:: Short task ::
Take every line from the first down to the line with "ax.set_ylim(-1, 1)" and set it down exactly, without the pictures.

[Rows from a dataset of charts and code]

.....

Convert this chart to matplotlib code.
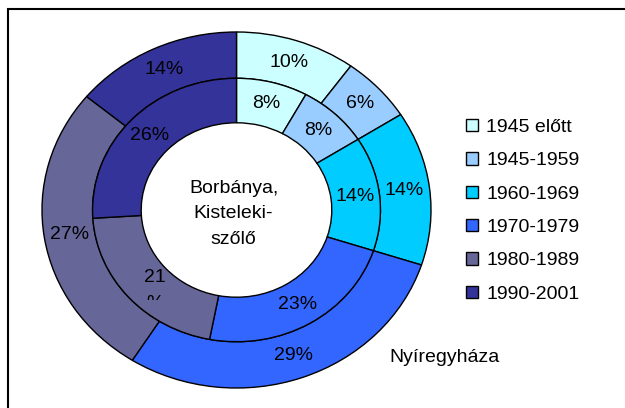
import matplotlib
matplotlib.use('Agg')
from matplotlib import pyplot as plt
from matplotlib.patches import Patch, Rectangle
from matplotlib.transforms import Bbox, TransformedBbox
import numpy as np

plt.rcParams['font.family'] = ['Liberation Sans', 'DejaVu Sans']

# building age shares (%)
periods = ['1945 előtt', '1945-1959', '1960-1969', '1970-1979', '1980-1989', '1990-2001']
nyiregyhaza = [10, 6, 14, 29, 27, 14]       # outer ring
borbanya = [8, 8, 14, 23, 21, 26]           # inner ring
colors = ['#CCFFFF', '#99CCFF', '#00CCFF', '#3366FF', '#666699', '#333399']

fs = 14

fig = plt.figure(figsize=(6.25, 4.08), dpi=100)
ax = fig.add_axes([42 / 625, 20 / 408, 389 / 625, 356 / 408])

wedge_kw = dict(edgecolor='black', linewidth=1.0)
outer, _ = ax.pie(nyiregyhaza, radius=1.0, colors=colors, startangle=90, counterclock=False,
                  wedgeprops=dict(width=0.26, **wedge_kw))
inner, _ = ax.pie(borbanya, radius=0.74, colors=colors, startangle=90, counterclock=False,
                  wedgeprops=dict(width=0.25, **wedge_kw))
ax.set_aspect('auto')
ax.set_xlim(-1, 1)
ax.set_ylim(-1, 1)


def label_ring(wedges, values, r):
    for w, v in zip(wedges, values):
        ang = np.deg2rad((w.theta1 + w.theta2) / 2)
        x, y = r * np.cos(ang), r * np.sin(ang)
        if v == 21:
            # label wrapped and cut off in the original
            t = ax.text(x + 0.04, y - 0.045, f'{v}\n%', ha='center', va='center', fontsize=fs,
                        linespacing=1.75)
            t.set_clip_path(None)
            t.set_clip_box(TransformedBbox(Bbox([[x - 0.3, y - 0.10], [x + 0.3, y + 0.4]]),
                                           ax.transData))
            t.set_clip_on(True)
        else:
            ax.text(x, y, f'{v}%', ha='center', va='center', fontsize=fs)


label_ring(outer, nyiregyhaza, 0.87)
label_ring(inner, borbanya, 0.615)

ax.text(-0.015, -0.02, 'Borbánya,\nKisteleki-\nszőlő', ha='center', va='center',
        fontsize=fs, linespacing=1.65)
ax.text(1.07, -0.826, 'Nyíregyháza', ha='center', va='center', fontsize=fs, clip_on=False)

handles = [Patch(facecolor=c, edgecolor='black', linewidth=1.0) for c in colors]
fig.legend(handles, periods, loc='upper left', bbox_to_anchor=(466 / 625, 1 - 119 / 408),
           frameon=False, fontsize=fs, handlelength=0.6, handleheight=0.6,
           handletextpad=0.45, labelspacing=0.84, borderpad=0, borderaxespad=0)

# chart frame (right and bottom edges fall outside the image)
fig.patches.append(Rectangle((7.5 / 625, -0.2), 1.2, 1.2 - 8.5 / 408, transform=fig.transFigure,
                             fill=False, edgecolor='black', linewidth=1.5))

fig.savefig('out.png', dpi=100)
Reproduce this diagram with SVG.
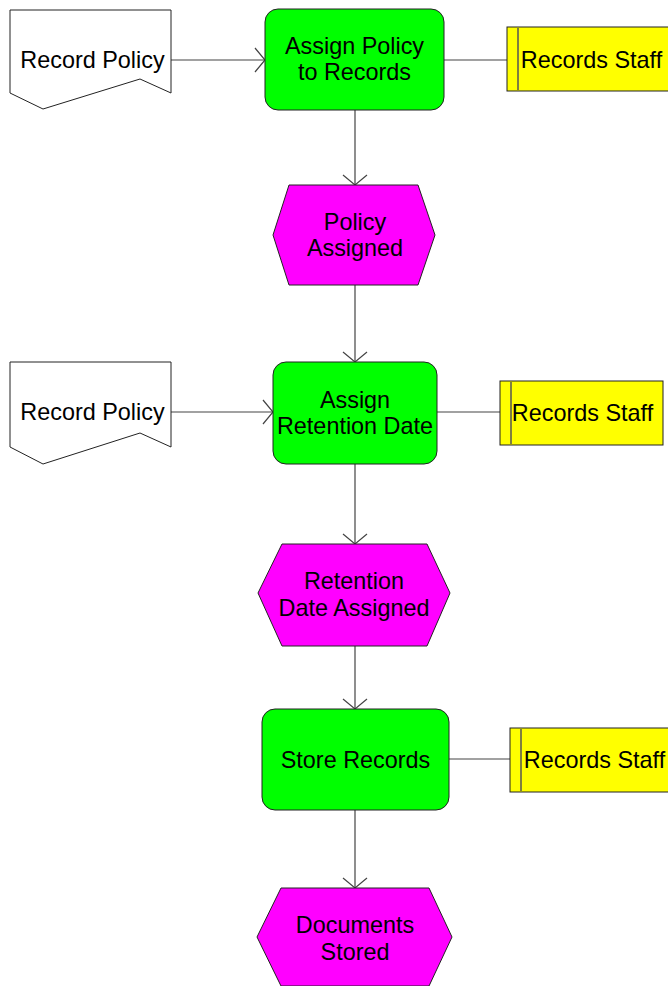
<svg xmlns="http://www.w3.org/2000/svg" width="668" height="986" viewBox="0 0 668 986">
  <style>
    text { font-family: "Liberation Sans", Arial, sans-serif; font-size: 23.4px; fill: #000; text-anchor: middle; }
    .func { fill: #00FF00; stroke: #222; stroke-width: 1; }
    .event { fill: #FF00FF; stroke: #222; stroke-width: 1; }
    .doc { fill: #FFFFFF; stroke: #222; stroke-width: 1; }
    .org { fill: #FFFF00; stroke: #222; stroke-width: 1; }
    .orgbar { stroke: #555; stroke-width: 1.5; fill: none; }
    .conn { stroke: #444; stroke-width: 1.2; fill: none; }
  </style>
  <defs>
    <marker id="open" markerUnits="userSpaceOnUse" markerWidth="14" markerHeight="28" refX="11" refY="13" orient="auto" viewBox="0 0 14 28">
      <path d="M1,1 L11,13 L1,25" fill="none" stroke="#444" stroke-width="1.2"/>
    </marker>
  </defs>

  <rect width="668" height="986" fill="#FFFFFF"/>

  <!-- connectors -->
  <g id="connectors">
    <line class="conn" x1="171" y1="60" x2="265" y2="60" marker-end="url(#open)"/>
    <line class="conn" x1="444" y1="60" x2="507" y2="60"/>
    <line class="conn" x1="355" y1="110" x2="355" y2="185" marker-end="url(#open)"/>
    <line class="conn" x1="355" y1="285" x2="355" y2="362" marker-end="url(#open)"/>
    <line class="conn" x1="171" y1="412" x2="273" y2="412" marker-end="url(#open)"/>
    <line class="conn" x1="437" y1="412" x2="500" y2="412"/>
    <line class="conn" x1="355" y1="464" x2="355" y2="544" marker-end="url(#open)"/>
    <line class="conn" x1="355" y1="646" x2="355" y2="709" marker-end="url(#open)"/>
    <line class="conn" x1="449" y1="759" x2="510" y2="759"/>
    <line class="conn" x1="355" y1="810" x2="355" y2="888" marker-end="url(#open)"/>
  </g>

  <!-- documents -->
  <g id="doc-record-policy-1">
    <path class="doc" d="M10,10 L171,10 L171,93 L140,79 L43,109 L10,93 Z"/>
    <text x="92.5" y="68">Record Policy</text>
  </g>
  <g id="doc-record-policy-2">
    <path class="doc" d="M10,362 L171,362 L171,447 L140,433 L43,464 L10,447 Z"/>
    <text x="92.5" y="420">Record Policy</text>
  </g>

  <!-- functions -->
  <g id="fn-assign-policy">
    <rect class="func" x="265" y="9" width="179" height="101" rx="13" ry="13"/>
    <text x="354.5" y="54">Assign Policy</text>
    <text x="354.5" y="80">to Records</text>
  </g>
  <g id="fn-assign-retention">
    <rect class="func" x="273" y="362" width="164" height="102" rx="13" ry="13"/>
    <text x="355" y="408">Assign</text>
    <text x="355" y="434">Retention Date</text>
  </g>
  <g id="fn-store-records">
    <rect class="func" x="262" y="709" width="187" height="101" rx="13" ry="13"/>
    <text x="355.5" y="768">Store Records</text>
  </g>

  <!-- events -->
  <g id="ev-policy-assigned">
    <path class="event" d="M289,185 L418,185 L435,235 L418,285 L289,285 L273,235 Z"/>
    <text x="355" y="230">Policy</text>
    <text x="355" y="256">Assigned</text>
  </g>
  <g id="ev-retention-assigned">
    <path class="event" d="M282,544 L427,544 L450,593 L427,646 L282,646 L258,593 Z"/>
    <text x="354" y="589">Retention</text>
    <text x="354" y="616">Date Assigned</text>
  </g>
  <g id="ev-documents-stored">
    <path class="event" d="M281,888 L429,888 L452,937 L429,986 L281,986 L257,937 Z"/>
    <text x="355" y="933">Documents</text>
    <text x="355" y="960">Stored</text>
  </g>

  <!-- organisational units -->
  <g id="org-staff-1">
    <rect class="org" x="507" y="27" width="170" height="64"/>
    <line class="orgbar" x1="518" y1="28" x2="518" y2="90"/>
    <text x="591.5" y="68">Records Staff</text>
  </g>
  <g id="org-staff-2">
    <rect class="org" x="500" y="381" width="163" height="64"/>
    <line class="orgbar" x1="511" y1="382" x2="511" y2="444"/>
    <text x="582.5" y="421">Records Staff</text>
  </g>
  <g id="org-staff-3">
    <rect class="org" x="510" y="728" width="170" height="64"/>
    <line class="orgbar" x1="521" y1="729" x2="521" y2="791"/>
    <text x="594.5" y="768">Records Staff</text>
  </g>
</svg>
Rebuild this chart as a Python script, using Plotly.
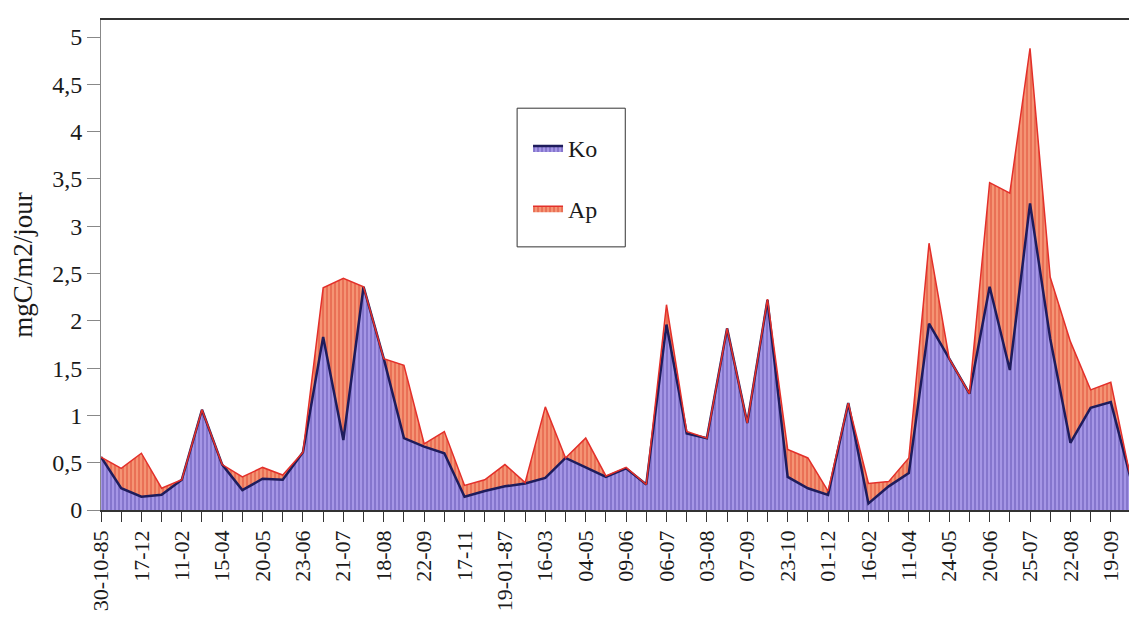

.....

:: Solution to the problem ::
Convert this chart to matplotlib code.
import matplotlib
matplotlib.use('Agg')
from matplotlib import pyplot as plt
from matplotlib.patches import Patch, Rectangle
from matplotlib.transforms import Bbox, TransformedBbox
import numpy as np

plt.rcParams['font.family'] = ['Liberation Sans', 'DejaVu Sans']

# building age shares (%)
periods = ['1945 előtt', '1945-1959', '1960-1969', '1970-1979', '1980-1989', '1990-2001']
nyiregyhaza = [10, 6, 14, 29, 27, 14]       # outer ring
borbanya = [8, 8, 14, 23, 21, 26]           # inner ring
colors = ['#CCFFFF', '#99CCFF', '#00CCFF', '#3366FF', '#666699', '#333399']

fs = 14

fig = plt.figure(figsize=(6.25, 4.08), dpi=100)
ax = fig.add_axes([42 / 625, 20 / 408, 389 / 625, 356 / 408])

wedge_kw = dict(edgecolor='black', linewidth=1.0)
outer, _ = ax.pie(nyiregyhaza, radius=1.0, colors=colors, startangle=90, counterclock=False,
                  wedgeprops=dict(width=0.26, **wedge_kw))
inner, _ = ax.pie(borbanya, radius=0.74, colors=colors, startangle=90, counterclock=False,
                  wedgeprops=dict(width=0.25, **wedge_kw))
ax.set_aspect('auto')
ax.set_xlim(-1, 1)
ax.set_ylim(-1, 1)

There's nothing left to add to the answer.